** start of Given material **

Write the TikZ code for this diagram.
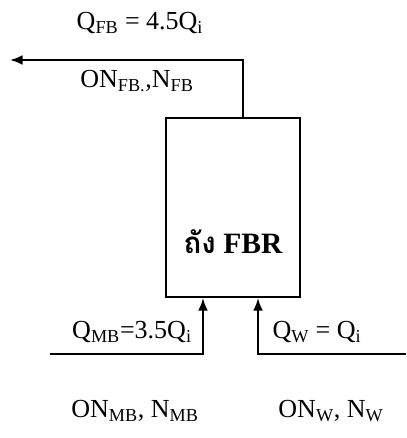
\documentclass[tikz,border=0pt]{standalone}
\usepackage{fontspec}
\setmainfont{Liberation Serif}
\newfontfamily\thaifont[Script=Thai]{Loma}
\usetikzlibrary{arrows.meta,positioning}

\begin{document}
\begin{tikzpicture}[x=0.025cm,y=0.025cm,
    tank/.style={draw,line width=1.4pt,minimum width=3.35cm,minimum height=4.475cm},
    flow/.style={line width=1.4pt,-{Latex[length=9pt,width=7pt]}},
    lbl/.style={font=\fontsize{18.5}{22}\selectfont,inner sep=1pt}]
    \useasboundingbox (0,0) rectangle (406,438);
    \node[tank] (fbr) at (233,230.5) {};
    \node (fbrtxt) at (233,196) {\fontsize{21}{24}\selectfont\bfseries{\thaifont ถัง} FBR};
    % streams
    \coordinate (fbout) at (10,378);
    \coordinate (mbin)  at (50,84);
    \coordinate (win)   at (406,84);
    \draw[flow] ([xshift=0.25cm]fbr.north) |- (fbout);
    \draw[flow] (mbin) -| ([xshift=-0.75cm]fbr.south);
    \draw[flow] (win) -| ([xshift=0.625cm]fbr.south);
    % labels
    \node[lbl] (qfb)  at (140,415) {Q\textsubscript{FB} = 4.5Q\textsubscript{i}};
    \node[lbl] (onfb) at (137,357) {ON\textsubscript{FB.},N\textsubscript{FB}};
    \node[lbl] (qmb)  at (132,106) {Q\textsubscript{MB}=3.5Q\textsubscript{i}};
    \node[lbl] (qw)   at (317,106) {Q\textsubscript{W} = Q\textsubscript{i}};
    \node[lbl] (onmb) at (135,27)  {ON\textsubscript{MB}, N\textsubscript{MB}};
    \node[lbl] (onw)  at (331,27)  {ON\textsubscript{W}, N\textsubscript{W}};
\end{tikzpicture}
\end{document}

** end of Given material **

Exercise goal:
Every line of the data above should be quoted exactly. Omit the pictures.

Exercise answer:
Write the TikZ code for this diagram.
\documentclass[tikz,border=0pt]{standalone}
\usepackage{fontspec}
\setmainfont{Liberation Serif}
\newfontfamily\thaifont[Script=Thai]{Loma}
\usetikzlibrary{arrows.meta,positioning}

\begin{document}
\begin{tikzpicture}[x=0.025cm,y=0.025cm,
    tank/.style={draw,line width=1.4pt,minimum width=3.35cm,minimum height=4.475cm},
    flow/.style={line width=1.4pt,-{Latex[length=9pt,width=7pt]}},
    lbl/.style={font=\fontsize{18.5}{22}\selectfont,inner sep=1pt}]
    \useasboundingbox (0,0) rectangle (406,438);
    \node[tank] (fbr) at (233,230.5) {};
    \node (fbrtxt) at (233,196) {\fontsize{21}{24}\selectfont\bfseries{\thaifont ถัง} FBR};
    % streams
    \coordinate (fbout) at (10,378);
    \coordinate (mbin)  at (50,84);
    \coordinate (win)   at (406,84);
    \draw[flow] ([xshift=0.25cm]fbr.north) |- (fbout);
    \draw[flow] (mbin) -| ([xshift=-0.75cm]fbr.south);
    \draw[flow] (win) -| ([xshift=0.625cm]fbr.south);
    % labels
    \node[lbl] (qfb)  at (140,415) {Q\textsubscript{FB} = 4.5Q\textsubscript{i}};
    \node[lbl] (onfb) at (137,357) {ON\textsubscript{FB.},N\textsubscript{FB}};
    \node[lbl] (qmb)  at (132,106) {Q\textsubscript{MB}=3.5Q\textsubscript{i}};
    \node[lbl] (qw)   at (317,106) {Q\textsubscript{W} = Q\textsubscript{i}};
    \node[lbl] (onmb) at (135,27)  {ON\textsubscript{MB}, N\textsubscript{MB}};
    \node[lbl] (onw)  at (331,27)  {ON\textsubscript{W}, N\textsubscript{W}};
\end{tikzpicture}
\end{document}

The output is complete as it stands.